Cryo-EM data processing tools for deep learning. This package provides a full pipeline for converting raw cryo-EM particle data from cryoSPARC into PyTorch-ready datasets, as used by cryo-IEF, CryoDECO and CryoWizard.

Features

  • Preprocessing pipeline — resize, normalize, and window-mask cryo-EM particles from cryoSPARC jobs
  • LMDB dataset creation — fast multi-process conversion of MRC stacks into LMDB databases for efficient training I/O
  • PyTorch dataset & samplerCryoEMDataset and CryoMetaData classes with support for balanced resampling
  • Fourier-space representations — optional FFT/Hilbert-transform outputs alongside real-space images
  • Format conversion — convert cryoSPARC .cs files to RELION .star format

Installation

pip install cryodata

For development:

git clone https://github.com/yanyang1998/cryoief-data
cd cryoief-data
pip install -e .

Quick Start

from cryodata.data_preprocess.mrc_preprocess import raw_data_preprocess
from cryodata.cryoemDataset import CryoEMDataset, CryoMetaData
import torch

raw_data_path = 'path/to/cryosparc/particles/job'
processed_data_path = 'path/to/processed/data'

# Step 1: Preprocess raw cryoSPARC particle data
new_cs_data = raw_data_preprocess(
    raw_data_path,
    processed_data_path,
    resize=224,          # resize particles to 224×224
    save_raw_data=False, # skip saving unprocessed images
    save_FT_data=False,  # skip saving Fourier-space images
    is_to_int8=True,     # convert to uint8 for storage efficiency
)

# Step 2: Load the dataset
meta_data = CryoMetaData(processed_data_path=processed_data_path)
cryodataset = CryoEMDataset(metadata=meta_data)
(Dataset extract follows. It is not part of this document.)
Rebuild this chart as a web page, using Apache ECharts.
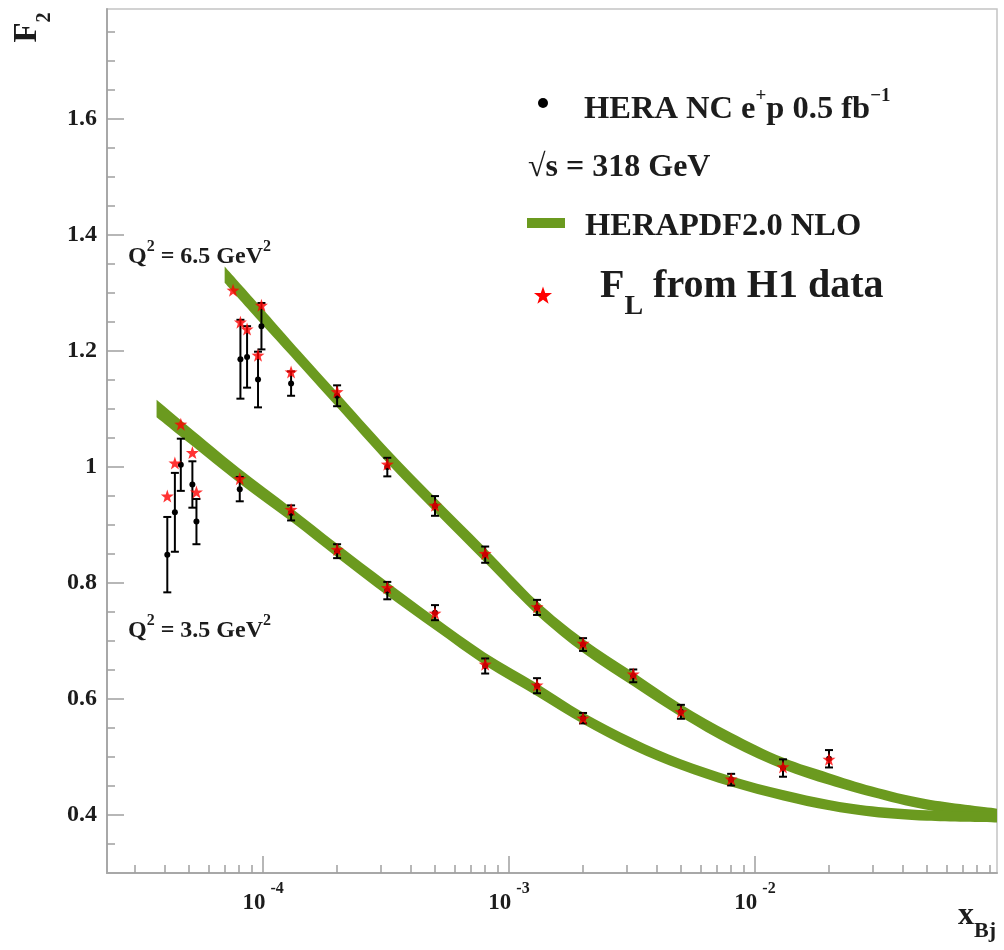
<!DOCTYPE html>
<html><head><meta charset="utf-8">
<script src="https://cdn.jsdelivr.net/npm/echarts@6/dist/echarts.min.js"></script>
<style>html,body{margin:0;padding:0;background:#fff}#c{width:1004px;height:950px}</style>
</head><body><div id="c"></div>
<script>
// ---- axis ranges / ticks ----
const X_MIN = 2.32e-5, X_MAX = 0.0964;
const Y_MIN = 0.3, Y_MAX = 1.79;
const xMajorTicks = [1e-4, 1e-3, 1e-2];
const xMinorTicks = [3e-5, 4e-5, 5e-5, 6e-5, 7e-5, 8e-5, 9e-5,
  2e-4, 3e-4, 4e-4, 5e-4, 6e-4, 7e-4, 8e-4, 9e-4,
  2e-3, 3e-3, 4e-3, 5e-3, 6e-3, 7e-3, 8e-3, 9e-3,
  2e-2, 3e-2, 4e-2, 5e-2, 6e-2, 7e-2, 8e-2, 9e-2];
const yMajorTicks = [0.4, 0.6, 0.8, 1, 1.2, 1.4, 1.6];
const yMinorTicks = [0.35, 0.45, 0.5, 0.55, 0.65, 0.7, 0.75, 0.85, 0.9, 0.95, 1.05, 1.1, 1.15,
  1.25, 1.3, 1.35, 1.45, 1.5, 1.55, 1.65, 1.7, 1.75];

// ---- HERA NC e+p F2 data, Q2 = 6.5 GeV2 ----
const xQ65   = [8.09e-5, 8.61e-5, 9.54e-5, 9.85e-5, 1.30e-4, 2.0e-4, 3.2e-4, 5.0e-4, 8.0e-4, 1.3e-3, 2.0e-3, 3.2e-3, 5.0e-3, 1.3e-2, 2.0e-2];
const f2Q65  = [1.186, 1.190, 1.151, 1.243, 1.144, 1.123, 1.000, 0.933, 0.849, 0.758, 0.694, 0.640, 0.578, 0.481, 0.497];
const errQ65 = [0.068, 0.053, 0.048, 0.040, 0.021, 0.018, 0.016, 0.017, 0.014, 0.013, 0.011, 0.011, 0.012, 0.015, 0.015];
// ---- HERA NC e+p F2 data, Q2 = 3.5 GeV2 ----
const xQ35   = [4.08e-5, 4.38e-5, 4.63e-5, 5.16e-5, 5.36e-5, 8.04e-5, 1.30e-4, 2.0e-4, 3.2e-4, 5.0e-4, 8.0e-4, 1.3e-3, 2.0e-3, 8.0e-3];
const f2Q35  = [0.849, 0.922, 1.004, 0.970, 0.906, 0.962, 0.921, 0.855, 0.787, 0.749, 0.657, 0.623, 0.567, 0.461];
const errQ35 = [0.065, 0.068, 0.045, 0.040, 0.039, 0.021, 0.013, 0.012, 0.015, 0.013, 0.013, 0.013, 0.009, 0.010];

// ---- F2 using FL from H1 data (red stars) ----
const flX65 = [7.55e-5, 8.09e-5, 8.61e-5, 9.54e-5, 9.85e-5, 1.30e-4, 2.0e-4, 3.2e-4, 5.0e-4, 8.0e-4, 1.3e-3, 2.0e-3, 3.2e-3, 5.0e-3, 1.3e-2, 2.0e-2];
const flF65 = [1.305, 1.250, 1.238, 1.193, 1.279, 1.164, 1.130, 1.005, 0.934, 0.851, 0.759, 0.696, 0.643, 0.578, 0.483, 0.496];
const flX35 = [4.08e-5, 4.38e-5, 4.63e-5, 5.16e-5, 5.36e-5, 8.04e-5, 1.30e-4, 2.0e-4, 3.2e-4, 5.0e-4, 8.0e-4, 1.3e-3, 2.0e-3, 8.0e-3];
const flF35 = [0.950, 1.007, 1.074, 1.025, 0.957, 0.980, 0.927, 0.858, 0.792, 0.748, 0.660, 0.624, 0.567, 0.462];

// ---- HERAPDF2.0 NLO bands: centre and half-width ----
const bandX65 = [6.98e-5, 1e-4, 1.3e-4, 2e-4, 3.2e-4, 5e-4, 8e-4, 1.3e-3, 2e-3, 3.2e-3, 5e-3, 8e-3, 1.3e-2, 2e-2, 3e-2, 5e-2, 9.64e-2];
const bandC65 = [1.332, 1.258, 1.204, 1.116, 1.020, 0.935, 0.848, 0.757, 0.692, 0.634, 0.580, 0.531, 0.489, 0.462, 0.440, 0.418, 0.402];
const bandH65 = [0.014, 0.014, 0.013, 0.013, 0.013, 0.013, 0.013, 0.012, 0.012, 0.012, 0.011, 0.011, 0.010, 0.010, 0.009, 0.009, 0.009];
const bandX35 = [3.69e-5, 5e-5, 8e-5, 1.3e-4, 2e-4, 3.2e-4, 5e-4, 8e-4, 1.3e-3, 2e-3, 3.2e-3, 5e-3, 8e-3, 1.3e-2, 2e-2, 3e-2, 5e-2, 9.64e-2];
const bandC35 = [1.101, 1.055, 0.985, 0.918, 0.856, 0.790, 0.730, 0.669, 0.616, 0.567, 0.522, 0.487, 0.458, 0.434, 0.417, 0.406, 0.399, 0.396];
const bandH35 = [0.015, 0.014, 0.013, 0.012, 0.012, 0.012, 0.011, 0.011, 0.011, 0.010, 0.010, 0.009, 0.009, 0.009, 0.009, 0.009, 0.009, 0.009];

const SERIF = "'Liberation Serif','Times New Roman',serif";
const GREEN = '#6b9a1f';
const TXT = '#1c1c1c';
const STAR = 'M0,-10 L2.35,-3.24 L9.51,-3.09 L3.8,1.24 L5.88,8.09 L0,4 L-5.88,8.09 L-3.8,1.24 L-9.51,-3.09 L-2.35,-3.24 Z';
// legend star icon outline (unit star, scaled when drawn)
const STAR_PTS = [[0,-10],[2.35,-3.24],[9.51,-3.09],[3.8,1.24],[5.88,8.09],[0,4],[-5.88,8.09],[-3.8,1.24],[-9.51,-3.09],[-2.35,-3.24]];

function f(size, extra) {
  return Object.assign({fontFamily: SERIF, fontWeight: 'bold', fontSize: size, color: TXT, fill: TXT}, extra || {});
}

// smooth pixel-space curve through projected points (Catmull-Rom -> cubic Bezier)
function curve(p) {
  let s = '';
  for (let i = 0; i < p.length - 1; i++) {
    const p0 = p[i - 1] || p[i], p1 = p[i], p2 = p[i + 1], p3 = p[i + 2] || p[i + 1];
    const k = 6;
    const c1 = [p1[0] + (p2[0] - p0[0]) / k, p1[1] + (p2[1] - p0[1]) / k];
    const c2 = [p2[0] - (p3[0] - p1[0]) / k, p2[1] - (p3[1] - p1[1]) / k];
    s += 'C' + c1[0] + ',' + c1[1] + ' ' + c2[0] + ',' + c2[1] + ' ' + p2[0] + ',' + p2[1] + ' ';
  }
  return s;
}

function bandSeries(xs, cs, hs, name) {
  return {
    type: 'custom', name: name, data: xs.map((x, i) => [x, cs[i] - hs[i], cs[i] + hs[i]]),
    encode: {x: 0, y: [1, 2]}, z: 1, silent: true, clip: true,
    renderItem(params, api) {
      if (params.dataIndex !== 0) return null;
      const up = [], lo = [];
      for (let i = 0; i < xs.length; i++) {
        up.push(api.coord([xs[i], cs[i] + hs[i]]));
        lo.push(api.coord([xs[i], cs[i] - hs[i]]));
      }
      const loR = lo.slice().reverse();
      const d = 'M' + up[0][0] + ',' + up[0][1] + ' ' + curve(up) +
                'L' + loR[0][0] + ',' + loR[0][1] + ' ' + curve(loR) + 'Z';
      return {type: 'path', shape: {pathData: d}, style: {fill: GREEN}};
    }
  };
}

const errData = xQ65.map((x, i) => [x, f2Q65[i], errQ65[i]])
  .concat(xQ35.map((x, i) => [x, f2Q35[i], errQ35[i]]));
const starData = flX65.map((x, i) => [x, flF65[i]])
  .concat(flX35.map((x, i) => [x, flF35[i]]));

const chart = echarts.init(document.getElementById('c'), null, {renderer: 'canvas'});
chart.setOption({
  animation: false,
  backgroundColor: '#fff',
  grid: {left: 107, right: 7, top: 9, bottom: 77, show: true, borderColor: '#c4c4c4', borderWidth: 1.5},
  xAxis: [
    {type: 'log', logBase: 10, min: X_MIN, max: X_MAX,
     axisLine: {onZero: false, lineStyle: {color: '#a8a8a8', width: 2}},
     axisTick: {inside: true, length: 17, customValues: xMajorTicks, lineStyle: {color: '#a0a0a0', width: 1.5}},
     axisLabel: {customValues: xMajorTicks, margin: 8,
       formatter: v => '{b|10}{s|' + Math.round(Math.log10(v)) + '}',
       rich: {b: f(23, {lineHeight: 44, verticalAlign: 'middle'}),
              s: f(16, {lineHeight: 16, verticalAlign: 'top', padding: [0, 0, 0, 5]})}},
     splitLine: {show: false}},
    {type: 'log', logBase: 10, min: X_MIN, max: X_MAX, position: 'bottom',
     axisLine: {show: false},
     axisTick: {inside: true, length: 8, customValues: xMinorTicks, lineStyle: {color: '#a0a0a0', width: 1.5}},
     axisLabel: {show: false}, splitLine: {show: false}}
  ],
  yAxis: [
    {type: 'value', min: Y_MIN, max: Y_MAX,
     axisLine: {show: true, onZero: false, lineStyle: {color: '#a8a8a8', width: 2}},
     axisTick: {show: true, inside: true, length: 17, customValues: yMajorTicks, lineStyle: {color: '#a0a0a0', width: 1.5}},
     axisLabel: {customValues: yMajorTicks, margin: 10, formatter: v => String(v), ...f(24)},
     splitLine: {show: false}},
    {type: 'value', min: Y_MIN, max: Y_MAX, position: 'left',
     axisLine: {show: false},
     axisTick: {show: true, inside: true, length: 8, customValues: yMinorTicks, lineStyle: {color: '#a0a0a0', width: 1.5}},
     axisLabel: {show: false}, splitLine: {show: false}}
  ],
  series: [
    bandSeries(bandX65, bandC65, bandH65, 'HERAPDF2.0 NLO'),
    bandSeries(bandX35, bandC35, bandH35, 'HERAPDF2.0 NLO'),
    {type: 'custom', name: 'HERA NC e+p 0.5 fb-1', data: errData, encode: {x: 0, y: 1}, z: 3, clip: true,
     renderItem(params, api) {
       const x = api.value(0), y = api.value(1), e = api.value(2);
       const t = api.coord([x, y + e]), b = api.coord([x, y - e]), c = api.coord([x, y]);
       const s = {stroke: '#000', lineWidth: 2};
       return {type: 'group', children: [
         {type: 'line', shape: {x1: t[0], y1: t[1], x2: b[0], y2: b[1]}, style: s},
         {type: 'line', shape: {x1: t[0] - 4, y1: t[1], x2: t[0] + 4, y2: t[1]}, style: s},
         {type: 'line', shape: {x1: b[0] - 4, y1: b[1], x2: b[0] + 4, y2: b[1]}, style: s},
         {type: 'circle', shape: {cx: c[0], cy: c[1], r: 3}, style: {fill: '#000'}}
       ]};
     }},
    {type: 'scatter', name: 'F_L from H1 data', data: starData, symbol: 'path://' + STAR, symbolSize: 13,
     itemStyle: {color: '#ff0000'}, z: 4}
  ],
  graphic: [
    // y-axis title F_2 (rotated)
    {type: 'text', x: 27.5, y: 27.5, rotation: Math.PI / 2,
     style: {text: '{m|F}{s|2}', align: 'center', verticalAlign: 'middle', textAlign: 'center', textVerticalAlign: 'middle',
       rich: {m: f(33, {lineHeight: 55, verticalAlign: 'middle'}), s: f(20, {lineHeight: 20, verticalAlign: 'bottom'})}}},
    // x-axis title x_Bj
    {type: 'text', x: 996, y: 916,
     style: {text: '{m|x}{s|Bj}', align: 'right', verticalAlign: 'middle', textAlign: 'right', textVerticalAlign: 'middle',
       rich: {m: f(32, {lineHeight: 53, verticalAlign: 'middle'}), s: f(22, {lineHeight: 22, verticalAlign: 'bottom'})}}},
    // Q2 labels
    {type: 'text', x: 128, y: 256.5,
     style: {text: '{m|Q}{s|2}{m| = 6.5 GeV}{s|2}', align: 'left', verticalAlign: 'middle', textAlign: 'left', textVerticalAlign: 'middle',
       rich: {m: f(24, {lineHeight: 36, verticalAlign: 'middle'}), s: f(16, {lineHeight: 16, verticalAlign: 'top'})}}},
    {type: 'text', x: 128, y: 631,
     style: {text: '{m|Q}{s|2}{m| = 3.5 GeV}{s|2}', align: 'left', verticalAlign: 'middle', textAlign: 'left', textVerticalAlign: 'middle',
       rich: {m: f(24, {lineHeight: 36, verticalAlign: 'middle'}), s: f(16, {lineHeight: 16, verticalAlign: 'top'})}}},
    // legend
    {type: 'circle', shape: {cx: 543, cy: 103, r: 5}, style: {fill: '#000'}},
    {type: 'text', x: 584, y: 110,
     style: {text: '{m|HERA NC e}{s|+}{m|p 0.5 fb}{s|\u22121}', align: 'left', verticalAlign: 'middle', textAlign: 'left', textVerticalAlign: 'middle',
       rich: {m: f(32.5, {lineHeight: 46, verticalAlign: 'middle'}), s: f(19, {lineHeight: 19, verticalAlign: 'top'})}}},
    {type: 'text', x: 528, y: 168,
     style: {text: '\u221As = 318 GeV', align: 'left', verticalAlign: 'middle', textAlign: 'left', textVerticalAlign: 'middle',
       font: 'bold 32px ' + SERIF, fill: TXT}},
    {type: 'rect', shape: {x: 527, y: 218, width: 38, height: 10}, style: {fill: GREEN}},
    {type: 'text', x: 585, y: 227,
     style: {text: 'HERAPDF2.0 NLO', align: 'left', verticalAlign: 'middle', textAlign: 'left', textVerticalAlign: 'middle',
       font: 'bold 32.5px ' + SERIF, fill: TXT}},
    {type: 'polygon', x: 543, y: 296, scaleX: 0.95, scaleY: 0.95, shape: {points: STAR_PTS}, style: {fill: '#ff0000'}},
    {type: 'text', x: 600, y: 287,
     style: {text: '{m|F}{s|L}{m| from H1 data}', align: 'left', verticalAlign: 'middle', textAlign: 'left', textVerticalAlign: 'middle',
       rich: {m: f(40, {lineHeight: 67, verticalAlign: 'middle'}), s: f(28, {lineHeight: 28, verticalAlign: 'bottom'})}}}
  ]
});
</script></body></html>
# Step 3: Create a DataLoader for training
dataloader = torch.utils.data.DataLoader(cryodataset, batch_size=32, shuffle=True)

API Reference

Preprocessing

raw_data_preprocess

from cryodata.data_preprocess.mrc_preprocess import raw_data_preprocess

new_cs_data = raw_data_preprocess(
    raw_dataset_dir,
    dataset_save_dir,
    resize=224,
    is_to_int8=True,
    save_raw_data=True,
    save_FT_data=True,
    use_lmdb=True,
    num_processes=8,
)

The main entry point for the preprocessing pipeline. Reads cryoSPARC .cs metadata and associated MRC particle stacks from raw_dataset_dir, applies the selected transforms, and writes the output to dataset_save_dir. Internally it calls raw_csdata_process_from_cryosparc_dir to locate and merge the correct .cs files, then builds an LMDB database (when use_lmdb=True) or individual pickle files (when use_lmdb=False). Returns the merged cryoSPARC Dataset object.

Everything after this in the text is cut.